Basenjis are sometimes found in various rescue groups or placed up for adoption by their owners. Sites like Petfinder, Adopt-a-Pet.com, and Rescue Me! are great places to start.

Also check the Basenji Club of America and Basenji Rescue and Transport for listings of Basenjis in need of a new home.

6 thoughts on “The Truth Behind the Basenji’s ‘Rare’ Status”

  1. Basenjis consider everything in life according to “What’s in it for Me?!?!?”
    When living with a basenji, much time and effort will be used making sure that what you want them to do, is what they wanted to do in the first place!

    1. Thanks for sharing that, Vickie! Definitely something a prospective Basenji owner should keep in mind.

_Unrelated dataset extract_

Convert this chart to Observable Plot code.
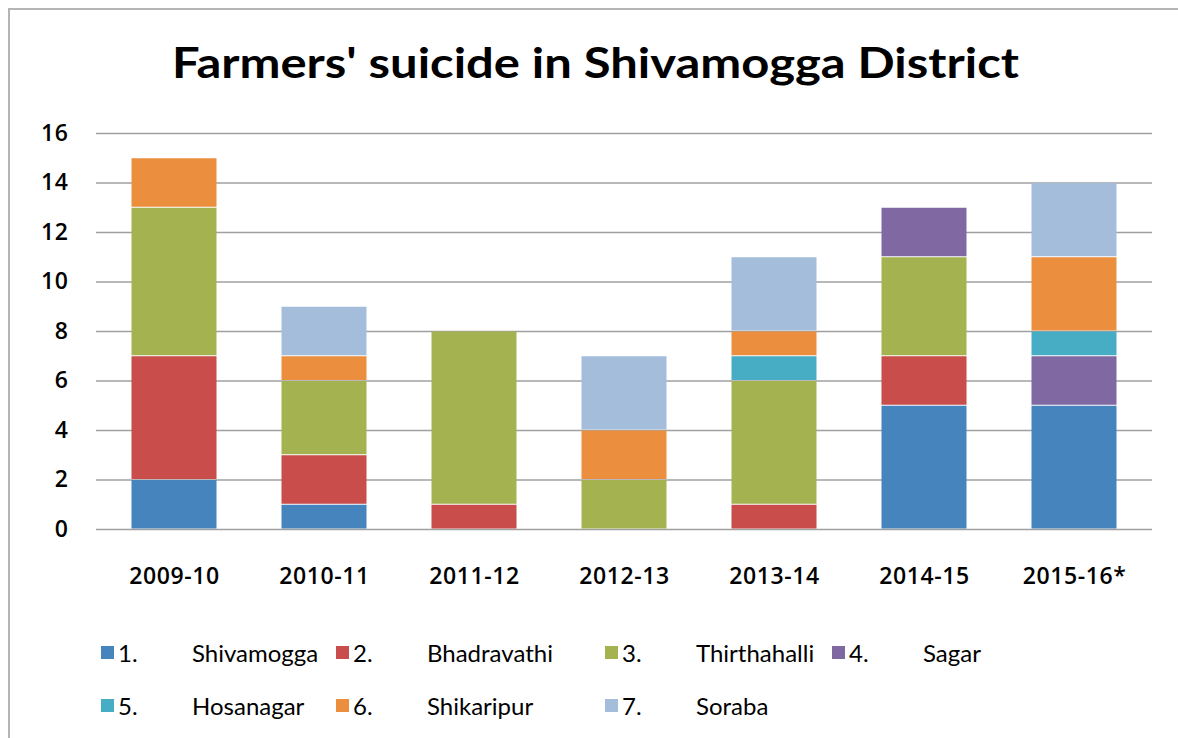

They truly are a unique breed. 🙂 -Jamie

  2. I love mine but yes they have a mind of their own.
    Very bonded to us and a lot of fun but must have a lot of exercise in play and walking. They love to run .
    Love them to bits but would not recommend as a first dog. Look for reputable breeder.

    1. Yep–we hear that again and again! Do you have a breeder you’d recommend that we could share with other readers?

  3. I have a Basenji, her name is Dooney. She is my first Basenji and I am in love with her and the breed. We often have curious people ask about her and want to touch her tail. She was a show dog so she’s used to people, and is a good sport. I learn more and more everyday about this trying majestic breed!

    1. Love the name, Dooney! Thanks for stopping by and for sharing your Basenji story. They really are an awesome breed!